Overall, fiduciary responsibility is likely to reshape the MSP industry, making MSPs more accountable for the security and data privacy of their clients. At the same time, this will help to raise standards across the industry and ensure that MSPs are meeting the needs of their clients in a rapidly changing cybersecurity landscape.
Will Clients Wake Up to the Importance of Having an MSP Like They Have a CPA?
Clients are already waking up to the importance of having an MSP. In the same way that they have a CPA to ensure the financial compliance of their business, more and more businesses are beginning to realize that they need an MSP to ensure the compliance of their data and systems.
As data privacy regulations continue to evolve, we expect fiduciary responsibility to play an increasingly important role in the MSP industry. Clients are starting to realize that they need a trusted partner who can help them navigate these complex regulatory landscapes and keep their data secure.

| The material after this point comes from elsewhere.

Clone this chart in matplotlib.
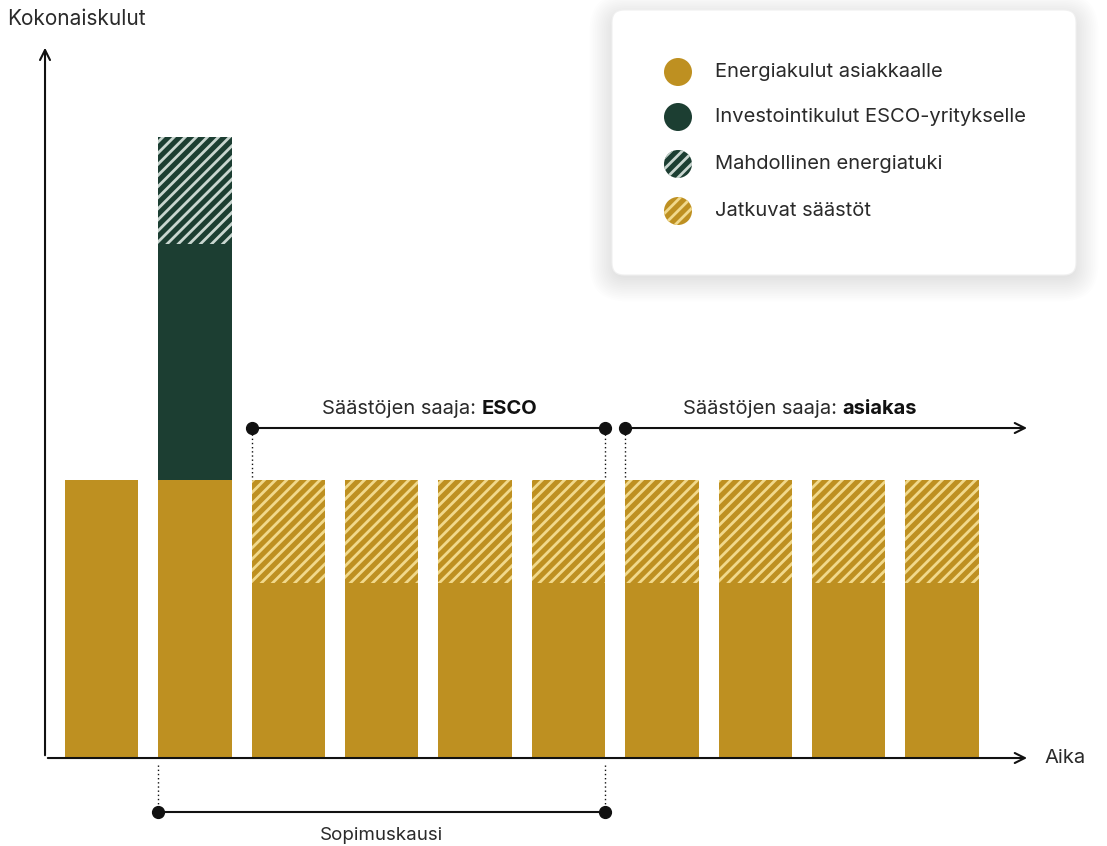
import matplotlib.pyplot as plt
import numpy as np
from matplotlib.patches import FancyBboxPatch, Circle

plt.rcParams['font.family'] = ['Inter', 'DejaVu Sans']
plt.rcParams['hatch.linewidth'] = 2.0

# data (arbitrary cost units)
years = np.arange(10)
energy = [100, 100, 63, 63, 63, 63, 63, 63, 63, 63]
savings = [0, 0, 37, 37, 37, 37, 37, 37, 37, 37]
invest = [0, 85, 0, 0, 0, 0, 0, 0, 0, 0]
subsidy = [0, 38.5, 0, 0, 0, 0, 0, 0, 0, 0]

legend_labels = ['Energiakulut asiakkaalle', 'Investointikulut ESCO-yritykselle',
                 'Mahdollinen energiatuki', 'Jatkuvat säästöt']

gold = '#be9021'
gold_hatch = '#f1d98c'
green = '#1c3e32'
green_hatch = '#c9d6d0'
ink = '#2a2a2a'
fs = 14.5

fig = plt.figure(figsize=(11.07, 8.46), dpi=100)
ax = fig.add_axes([0, 0, 1, 1])
ax.set_xlim(-1.087, 10.766)
ax.set_ylim(-31.65, 272.66)
ax.axis('off')

w = 0.787
energy = np.array(energy)
invest = np.array(invest)
ax.bar(years, energy, width=w, color=gold, linewidth=0)
ax.bar(years, savings, bottom=energy, width=w, color=gold, edgecolor=gold_hatch,
       hatch='///', linewidth=0)
ax.bar(years, invest, bottom=energy, width=w, color=green, linewidth=0)
ax.bar(years, subsidy, bottom=energy + invest, width=w, color=green,
       edgecolor=green_hatch, hatch='///', linewidth=0)

# axes with arrows
x0 = -0.605
ax.annotate('', xy=(x0, 256.5), xytext=(x0, 0),
            arrowprops=dict(arrowstyle='->', lw=1.5, color='#111111', mutation_scale=18))
ax.annotate('', xy=(9.94, 0), xytext=(x0, 0),
            arrowprops=dict(arrowstyle='->', lw=1.5, color='#111111', mutation_scale=18))
ax.text(x0 - 0.41, 266, 'Kokonaiskulut', fontsize=15, color=ink, va='center', ha='left')
ax.text(10.1, 0, 'Aika', fontsize=fs, color=ink, va='center', ha='left')

# brackets
yb = 118.7
esco_l, esco_r = 2 - w / 2, 5 + w / 2
cust_l = 6 - w / 2
ax.plot([esco_l, esco_r], [yb, yb], color='#111111', lw=1.5)
ax.annotate('', xy=(9.94, yb), xytext=(cust_l, yb),
            arrowprops=dict(arrowstyle='->', lw=1.5, color='#111111', mutation_scale=18))
ax.plot([esco_l, esco_r, cust_l], [yb] * 3, 'o', color='#111111', ms=8.5)
for xv in [esco_l, esco_r, cust_l]:
    ax.plot([xv, xv], [yb - 2, 100], color='#111111', lw=1, ls=(0, (1, 2)))

t1 = ax.text(2.36, 123.7, 'Säästöjen saaja: ', fontsize=fs, color=ink, va='baseline')
ax.annotate('ESCO', xy=(1, 0), xycoords=t1, va='bottom', fontsize=fs,
            color='#111111', weight='bold')
t2 = ax.text(6.226, 123.7, 'Säästöjen saaja: ', fontsize=fs, color=ink, va='baseline')
ax.annotate('asiakas', xy=(1, 0), xycoords=t2, va='bottom', fontsize=fs,
            color='#111111', weight='bold')

ys = -19.4
sop_l, sop_r = 1 - w / 2, 5 + w / 2
ax.plot([sop_l, sop_r], [ys, ys], color='#111111', lw=1.5)
ax.plot([sop_l, sop_r], [ys, ys], 'o', color='#111111', ms=8.5)
for xv in [sop_l, sop_r]:
    ax.plot([xv, xv], [-2.5, ys], color='#111111', lw=1, ls=(0, (1, 2)))
ax.text((sop_l + sop_r) / 2, -27.9, 'Sopimuskausi', fontsize=13.5, color=ink,
        ha='center', va='center')

# legend card
lax = fig.add_axes([612 / 1107, 1 - 275 / 846, 464 / 1107, 265 / 846])
lax.set_xlim(0, 464)
lax.set_ylim(265, 0)
lax.axis('off')
for i in range(14):
    g = 1 + i * 1.8
    lax.add_patch(FancyBboxPatch((-g + 2, -g + 8), 464 + 2 * g - 4, 265 + 2 * g - 6,
                                 boxstyle='round,pad=0,rounding_size=%f' % (12 + g),
                                 fc='black', ec='none', alpha=0.008, clip_on=False))
lax.add_patch(FancyBboxPatch((0, 0), 464, 265, boxstyle='round,pad=0,rounding_size=12',
                             fc='white', ec='#f0f0f0', lw=0.8, clip_on=False))
styles = [(gold, None, gold), (green, None, green),
          (green, '///', green_hatch), (gold, '///', gold_hatch)]
cy = [62, 107, 154, 201]
for (fc, hatch, ec), yy, lab in zip(styles, cy, legend_labels):
    lax.add_patch(Circle((66, yy), 14, fc=fc, ec=ec, hatch=hatch, lw=0))
    lax.text(103, yy, lab, fontsize=fs, color=ink, va='center', ha='left')

fig.savefig('out.png', dpi=100, facecolor='white')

Many businesses are also recognizing that having an internal IT team is not enough – they need the specialized support and expertise that MSPs can provide. This means that clients are increasingly looking to partner with MSPs who can take on fiduciary responsibility for their systems and data, helping them to meet regulatory requirements and mitigate the risks associated with cyberattacks.
“Clients that have come to us after suffering a breach already understand how important the right MSP is, as anyone who has been through the process of dealing with a breach knows how badly it can interrupt their operations, and how much money and time it can cost,” said Freund.
Overall, it seems clear that clients are beginning to understand the importance of working with an MSP. As fiduciary responsibility becomes more common, we can expect to see even more businesses waking up to the need for an MSP to help them protect their data and systems.